MS off-take increases by 13% YoY during 10MFY21
Total MS off-take increased by 13% YoY to 6,729kT during 10MFY21 largely supported by higher vehicle sales, comparatively relaxed COVID-19 restrictions, and increased inter-city transport. On a monthly basis, however, MS off-take fell by 2% MoM to 671kT largely because of re-implementation of stricter restrictions, including closure of educational institutions, amidst the 3rd COVID-19 wave. Onwards, we believe a potential for stricter lockdown restrictions, including a ban on inter-city travel, in light of rising infection rates will likely keep the commodity’s off-take growth capped in the coming months.
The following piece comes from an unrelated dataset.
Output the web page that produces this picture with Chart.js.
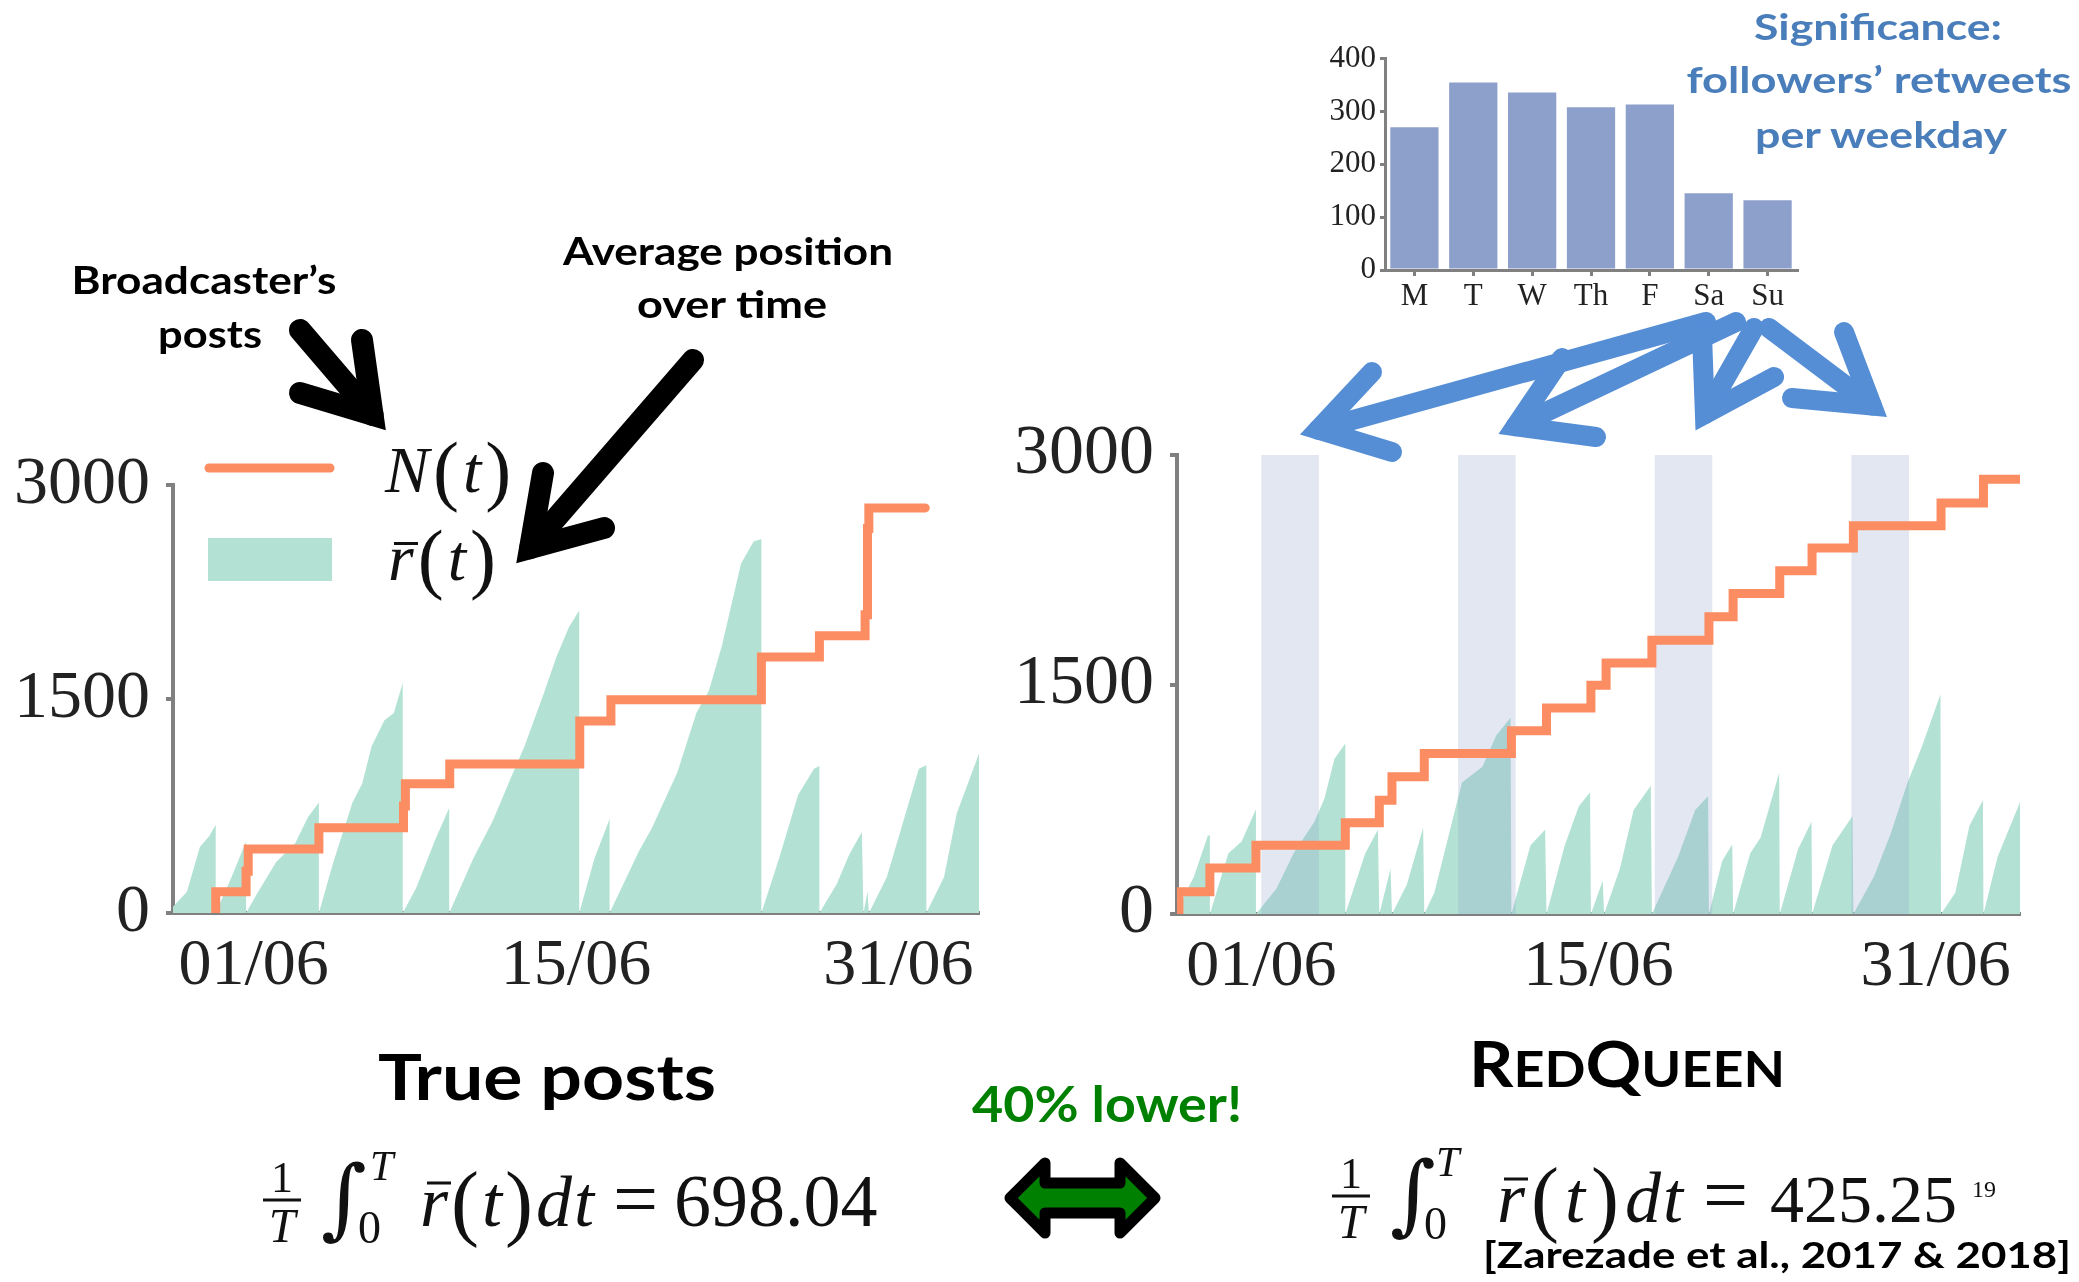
<!DOCTYPE html>
<html>
<head>
<meta charset="utf-8">
<script src="https://cdn.jsdelivr.net/npm/chart.js@4.4.0/dist/chart.umd.min.js"></script>
<style>
  html, body { margin: 0; padding: 0; background: #fff; }
  #page { position: relative; width: 2079px; height: 1282px; overflow: hidden; background: #fff; }
  canvas { position: absolute; }
  #overlay { position: absolute; left: 0; top: 0; }
  #overlay .m { font-family: 'Liberation Serif', 'DejaVu Serif', serif; fill: #111; }
  #overlay .it { font-style: italic; }
</style>
</head>
<body>
<div id="page">
  <canvas id="leftChart" width="991" height="575" style="left:0px;top:428px"></canvas>
  <canvas id="rightChart" width="1032" height="607" style="left:1000px;top:397px"></canvas>
  <canvas id="barChart" width="502" height="284" style="left:1305px;top:36px"></canvas>
  <svg id="overlay" width="2079" height="1282"></svg>
</div>
<script>
// ---- data (x in days, 0..30) ----
const dateTicks = [3, 15, 27];
const dateLabels = ['01/06', '15/06', '31/06'];
const countTicks = [0, 1500, 3000];

// broadcaster's true posts, N(t)
const leftPostT = [1.59, 1.59, 2.72, 2.80, 5.43, 8.58, 8.65, 10.3, 15.14, 16.3, 21.9, 24.06, 25.76, 25.85, 25.9, 28.0];
const leftPostN = [0, 149, 292, 449, 598, 749, 906, 1044, 1345, 1494, 1794, 1943, 2089, 2694, 2838, 2838];

// average position r(t) for true posts
const leftRateT = [0, 0.52, 1.0, 1.35, 1.59, 1.59, 2.18, 2.72, 2.72, 3.13, 3.84, 4.55, 5.02, 5.43, 5.43,
  5.97, 6.68, 7.04, 7.39, 7.87, 8.22, 8.55, 8.55, 9.05, 9.76, 10.28, 10.28, 11.18, 11.9, 12.6, 13.08,
  13.79, 14.27, 14.74, 15.12, 15.12, 15.69, 16.25, 16.25, 17.35, 17.82, 18.77, 19.48, 19.95, 20.43,
  21.14, 21.61, 21.9, 21.9, 22.56, 23.27, 23.86, 24.06, 24.06, 24.7, 25.17, 25.64, 25.7, 25.85, 25.9,
  26.57, 27.27, 27.76, 28.04, 28.04, 28.7, 29.17, 30];
const leftRateV = [44, 149, 462, 540, 619, 0, 253, 501, 0, 136, 358, 488, 671, 775, 0,
  358, 775, 906, 1167, 1350, 1402, 1611, 0, 175, 514, 736, 0, 384, 645, 958, 1167,
  1533, 1794, 2003, 2120, 0, 384, 658, 0, 436, 593, 984, 1402, 1559, 1872,
  2447, 2603, 2620, 0, 384, 828, 1010, 1030, 0, 201, 410, 567, 0, 149, 0,
  253, 697, 1010, 1036, 0, 253, 697, 1115];

// RedQueen posts
const rightPostT = [0.07, 0.07, 1.17, 2.81, 5.99, 7.2, 7.65, 8.8, 11.9, 13.15, 14.73, 15.27, 16.9, 18.93,
  19.79, 21.45, 22.6, 24.07, 27.19, 28.7, 30];
const rightPostN = [0, 146, 300, 449, 597, 743, 897, 1049, 1197, 1346, 1495, 1641, 1790, 1943,
  2095, 2243, 2392, 2538, 2687, 2841, 2841];

const rightRateT = [0, 0.07, 0.6, 1.1, 1.17, 1.17, 1.83, 2.3, 2.81, 2.81, 3.54, 4.15, 4.89, 5.25, 5.6, 5.99, 5.99,
  6.7, 7.15, 7.2, 7.6, 7.65, 8.18, 8.76, 8.8, 9.16, 9.65, 10.14, 10.87, 11.36, 11.87, 11.9,
  12.58, 13.1, 13.15, 13.8, 14.3, 14.7, 14.73, 15.15, 15.2, 15.76, 16.25, 16.86, 16.9,
  17.83, 18.44, 18.9, 18.93, 19.4, 19.76, 19.79, 20.4, 20.77, 21.43, 21.45, 22.1, 22.58, 22.6,
  23.33, 24.04, 24.07, 24.8, 25.4, 26.0, 26.5, 27.17, 27.19, 27.7, 28.2, 28.68, 28.7, 29.2, 30];
const rightRateV = [0, 50, 244, 513, 513, 0, 397, 474, 685, 0, 167, 397, 603, 756, 1013, 1115, 0,
  397, 551, 0, 295, 0, 192, 564, 0, 141, 500, 859, 962, 1167, 1282, 0,
  449, 551, 0, 449, 705, 795, 0, 218, 0, 295, 680, 838, 0,
  372, 680, 769, 0, 346, 454, 0, 397, 500, 923, 0, 423, 603, 0,
  449, 641, 0, 244, 526, 859, 1090, 1436, 0, 141, 577, 744, 0, 372, 731];

// weekends highlighted in the RedQueen panel
const weekendStart = [3, 10, 17, 24];
const weekendEnd = [5.05, 12.05, 19.05, 26.05];

// inset: followers' retweets per weekday
const weekdays = ['M', 'T', 'W', 'Th', 'F', 'Sa', 'Su'];
const weekdayRetweets = [270, 355, 336, 308, 313, 145, 132];

const ORANGE = '#fc8d62';
const GREEN = '#b3e2d5';
const AXIS = '#808080';
const SERIF = "'Liberation Serif', 'DejaVu Serif', serif";

function pts(xs, ys) {
  return xs.map((x, i) => ({ x: x, y: ys[i] }));
}

// shaded weekend columns, drawn over the area but under the N(t) line
const weekendBands = {
  id: 'weekendBands',
  afterDatasetDraw(chart, args) {
    if (args.index !== 1) return;
    const { ctx, scales: { x, y } } = chart;
    ctx.save();
    ctx.fillStyle = 'rgba(141,160,203,0.25)';
    const top = y.getPixelForValue(3000), bottom = y.getPixelForValue(0);
    for (let i = 0; i < weekendStart.length; i++) {
      const x0 = x.getPixelForValue(weekendStart[i]);
      const x1 = x.getPixelForValue(weekendEnd[i]);
      ctx.fillRect(x0, top, x1 - x0, bottom - top);
    }
    ctx.restore();
  }
};

// legend inside the left panel, with math-style labels
const mathLegend = {
  id: 'mathLegend',
  afterDraw(chart) {
    const ctx = chart.ctx;
    ctx.save();
    ctx.strokeStyle = ORANGE;
    ctx.lineWidth = 9;
    ctx.lineCap = 'round';
    ctx.beginPath();
    ctx.moveTo(209, 40);
    ctx.lineTo(330, 40);
    ctx.stroke();
    ctx.fillStyle = GREEN;
    ctx.fillRect(208, 110, 124, 43);

    ctx.fillStyle = '#111';
    ctx.textBaseline = 'alphabetic';
    let x = 385;
    const put = (s, italic, y, size) => {
      ctx.font = (italic ? 'italic ' : '') + size + 'px ' + SERIF;
      ctx.fillText(s, x, y);
      x += ctx.measureText(s).width + 4;
    };
    put('N', true, 64, 66); put('(', false, 68, 78); put('t', true, 64, 66); put(')', false, 68, 78);
    x = 388;
    const rx = x;
    put('r', true, 152, 66);
    ctx.fillRect(rx + 6, 114, 24, 3);
    put('(', false, 156, 78); put('t', true, 152, 66); put(')', false, 156, 78);
    ctx.restore();
  }
};

function panelOptions(yWidth, tickSize) {
  return {
    responsive: false,
    animation: false,
    layout: { padding: { top: 50, right: 12, left: 0, bottom: 0 } },
    plugins: { legend: { display: false }, tooltip: { enabled: false } },
    scales: {
      x: {
        type: 'linear', min: 0, max: 30, z: 1,
        afterBuildTicks: s => { s.ticks = dateTicks.map(v => ({ value: v })); },
        ticks: { callback: (v, i) => dateLabels[i], font: { family: SERIF, size: 66 }, color: '#222', padding: 14, maxRotation: 0 },
        grid: { display: false, drawTicks: false },
        border: { display: true, color: AXIS, width: 4 },
        afterFit: s => { s.height = 90; }
      },
      y: {
        min: 0, max: 3000, z: 1,
        afterBuildTicks: s => { s.ticks = countTicks.map(v => ({ value: v })); },
        ticks: { callback: v => String(v), font: { family: SERIF, size: tickSize }, color: '#222', padding: 16 },
        grid: { drawOnChartArea: false, drawTicks: true, tickLength: 7, color: AXIS, lineWidth: 4 },
        border: { display: true, color: AXIS, width: 4 },
        afterFit: s => { s.width = yWidth; }
      }
    }
  };
}

function panelData(postT, postN, rateT, rateV) {
  return {
    datasets: [
      {
        label: 'N(t)', data: pts(postT, postN), stepped: 'before',
        borderColor: ORANGE, borderWidth: 9, borderCapStyle: 'round', borderJoinStyle: 'miter',
        pointRadius: 0, fill: false
      },
      {
        label: 'r(t)', data: pts(rateT, rateV), tension: 0,
        borderWidth: 0, backgroundColor: GREEN, pointRadius: 0, fill: 'origin'
      }
    ]
  };
}

new Chart(document.getElementById('leftChart'), {
  type: 'line',
  data: panelData(leftPostT, leftPostN, leftRateT, leftRateV),
  options: panelOptions(173, 68),
  plugins: [mathLegend]
});

new Chart(document.getElementById('rightChart'), {
  type: 'line',
  data: panelData(rightPostT, rightPostN, rightRateT, rightRateV),
  options: panelOptions(177, 70),
  plugins: [weekendBands]
});

new Chart(document.getElementById('barChart'), {
  type: 'bar',
  data: {
    labels: weekdays,
    datasets: [{ data: weekdayRetweets, backgroundColor: '#8da0cb', barPercentage: 0.82, categoryPercentage: 1 }]
  },
  options: {
    responsive: false,
    animation: false,
    layout: { padding: { top: 20, right: 10, left: 0, bottom: 0 } },
    plugins: { legend: { display: false }, tooltip: { enabled: false } },
    scales: {
      x: {
        z: 1,
        ticks: { font: { family: SERIF, size: 31 }, color: '#222', padding: 2 },
        grid: { offset: false, drawOnChartArea: false, tickLength: 6, color: AXIS, lineWidth: 3 },
        border: { display: true, color: AXIS, width: 3 },
        afterFit: s => { s.height = 50; }
      },
      y: {
        min: 0, max: 400, z: 1,
        ticks: { stepSize: 100, font: { family: SERIF, size: 31 }, color: '#222', padding: 4 },
        grid: { drawOnChartArea: false, tickLength: 5, color: AXIS, lineWidth: 3 },
        border: { display: true, color: AXIS, width: 3 },
        afterFit: s => { s.width = 80; }
      }
    }
  }
});

// ---- annotations: arrows, captions, formulas ----
function arrow(tail, tip, armA, armB, w, color) {
  const ax = armA[0] - tip[0], ay = armA[1] - tip[1];
  const bx = armB[0] - tip[0], by = armB[1] - tip[1];
  const la = Math.hypot(ax, ay), lb = Math.hypot(bx, by);
  const ux = ax / la + bx / lb, uy = ay / la + by / lb, lu = Math.hypot(ux, uy);
  const half = Math.acos((ax * bx + ay * by) / (la * lb)) / 2;
  const back = (w / 2) / Math.sin(half);
  const vx = tip[0] + ux / lu * back, vy = tip[1] + uy / lu * back;
  return `<g stroke="${color}" stroke-width="${w}" fill="none" stroke-linecap="round">
    <line x1="${tail[0]}" y1="${tail[1]}" x2="${vx}" y2="${vy}"/>
    <polyline points="${armA[0]},${armA[1]} ${vx},${vy} ${armB[0]},${armB[1]}" stroke-linejoin="miter" stroke-miterlimit="20"/>
  </g>`;
}

// one displayed formula; o = horizontal offsets of its pieces from the fraction
function formula(ox, by, value, o) {
  const g = o.gap;
  return `
  <text class="m" x="${ox + 19}" y="${by - 34}" font-size="44" text-anchor="middle">1</text>
  <line x1="${ox}" y1="${by - 26}" x2="${ox + 38}" y2="${by - 26}" stroke="#111" stroke-width="3"/>
  <text class="m it" x="${ox + 19}" y="${by + 16}" font-size="48" text-anchor="middle">T</text>
  <text x="${ox + 58}" y="${by + 2}" font-size="88" style="font-family:'DejaVu Serif'" fill="#111">∫</text>
  <text class="m it" x="${ox + o.sup}" y="${by - 46}" font-size="42">T</text>
  <text class="m" x="${ox + o.sup - 12}" y="${by + 17}" font-size="46">0</text>
  <text class="m" x="${ox + o.r}" y="${by}" font-size="72"><tspan class="it">r</tspan><tspan dx="${g}" font-size="84" dy="4">(</tspan><tspan class="it" dx="${g}" dy="-4">t</tspan><tspan dx="${g}" font-size="84" dy="4">)</tspan><tspan class="it" dx="${g}" dy="-4">d</tspan><tspan class="it" dx="2">t</tspan></text>
  <line x1="${ox + o.r + 7}" y1="${by - 43}" x2="${ox + o.r + 31}" y2="${by - 43}" stroke="#111" stroke-width="3"/>
  <text class="m" x="${ox + o.eq}" y="${by}" font-size="80">=</text>
  <text class="m" x="${ox + o.num}" y="${by}" font-size="${o.size}">${value}</text>`;
}

const sans = 'font-family="Lato, Open Sans, sans-serif" font-weight="700" text-anchor="middle" lengthAdjust="spacingAndGlyphs"';
function caption(text, cx, y, size, width, color) {
  return `<text x="${cx}" y="${y}" font-size="${size}" textLength="${width}" ${sans} fill="${color}">${text}</text>`;
}

let svg = '';
svg += arrow([300, 330], [390, 435], [362, 340], [300, 393], 22, '#000');
svg += arrow([693, 360], [512, 568], [543, 473], [604, 528], 22, '#000');
svg += arrow([1706, 322], [1295, 436], [1372, 372], [1392, 452], 20, '#558ed5');
svg += arrow([1736, 322], [1494, 436], [1562, 358], [1596, 437], 20, '#558ed5');
svg += arrow([1754, 328], [1693, 435], [1702, 335], [1774, 377], 20, '#558ed5');
svg += arrow([1769, 328], [1891, 420], [1844, 332], [1792, 398], 20, '#558ed5');

svg += caption('Broadcaster’s', 204, 294, 38, 265, '#000');
svg += caption('posts', 210, 348, 38, 104, '#000');
svg += caption('Average position', 728, 265, 38, 330, '#000');
svg += caption('over time', 732, 318, 38, 190, '#000');
svg += caption('Significance:', 1878, 40, 36, 248, '#4a7ebb');
svg += caption('followers’ retweets', 1879, 93, 36, 385, '#4a7ebb');
svg += caption('per weekday', 1881, 148, 36, 252, '#4a7ebb');
svg += caption('True posts', 547, 1100, 64, 338, '#000');
svg += `<text x="1627" y="1087" textLength="316" ${sans} fill="#000"><tspan font-size="64">R</tspan><tspan font-size="50">ED</tspan><tspan font-size="64">Q</tspan><tspan font-size="50">UEEN</tspan></text>`;
svg += caption('40% lower!', 1107, 1122, 50, 270, '#008000');
svg += caption('[Zarezade et al., 2017 &amp; 2018]', 1777, 1268, 36, 588, '#000');

svg += `<polygon points="1010,1198 1045,1163 1045,1183 1120,1183 1120,1163 1155,1198 1120,1233 1120,1213 1045,1213 1045,1233"
  fill="#008000" stroke="#000" stroke-width="11" stroke-linejoin="round"/>`;

svg += formula(263, 1226, '698.04', { sup: 107, r: 157, gap: 3, eq: 350, num: 411, size: 74 });
svg += formula(1332, 1222, '425.25', { sup: 104, r: 165, gap: 6, eq: 371, num: 438, size: 68 });
svg += `<text class="m" x="1972" y="1197" font-size="24">19</text>`;

document.getElementById('overlay').innerHTML = svg;
</script>
</body>
</html>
PSO emerged as the market leader in MS with a share of 45%.
HSD off-take increases by 20% YoY during 10MFY21
Total HSD sales picked up by 20% YoY to 6,159kT during 10MFY21 aided by: 1) recovering economic activity evidenced by high LSM growth (+7.5% YoY), and 2) action against smuggled petroleum with over 2,000 illegal pumps being sealed. On a monthly basis, HSD sales shot up by 47% MoM to 786kT because of the wheat harvest season. Onwards, we project HSD sales to find support from the government’s pro-growth stance and the consequent increase in overall economic activity. Our growth thesis, however, may be temporarily derailed incase the federal government opts for imposing stricter economic restrictions if infection rates surge past a certain threshold. PSO emerged as the market leader in the commodity with a share of 48% during Apr’21.
FO off-take increases by 48% YoY during 10MFY21
FO sales picked up by 48% YoY to 2,479kT during 10MFY21 because of increased demand from FO-based power plants. The prevalent gas shortage in tandem with FO’s comparatively lower price (vs. last year) increased demand for the commodity from both the national power plants and private-sector captive plants. On a monthly basis, FO sales dipped by 36% MoM to 176kT during Apr’21 as domestic FO prices rose in tandem with global oil prices and the national gas supply likely normalized once the warmer weather commenced. Onwards, the commencement of several coal-based power projects will likely limit the overall demand for FO. PSO emerged as the market leader in the commodity with a share of 43% during Mar21.
PSO remains our top-pick for the sector
Fundamental shift in the OMC industry’s dynamics reinforces our positive stance on PSO. The company is expected to benefit from: 1) rejuvenated focus on curbing circular debt proliferation, 2) recovering economic activity boding well for off-take growth outlook, 3) lower interest rates keeping financial charges under control, and 4) a change in the pricing mechanism to insulate the company against oil price and exchange rate volatility. We reiterate our BUY stance with a price target of PKR 291/sh (upside: 36%).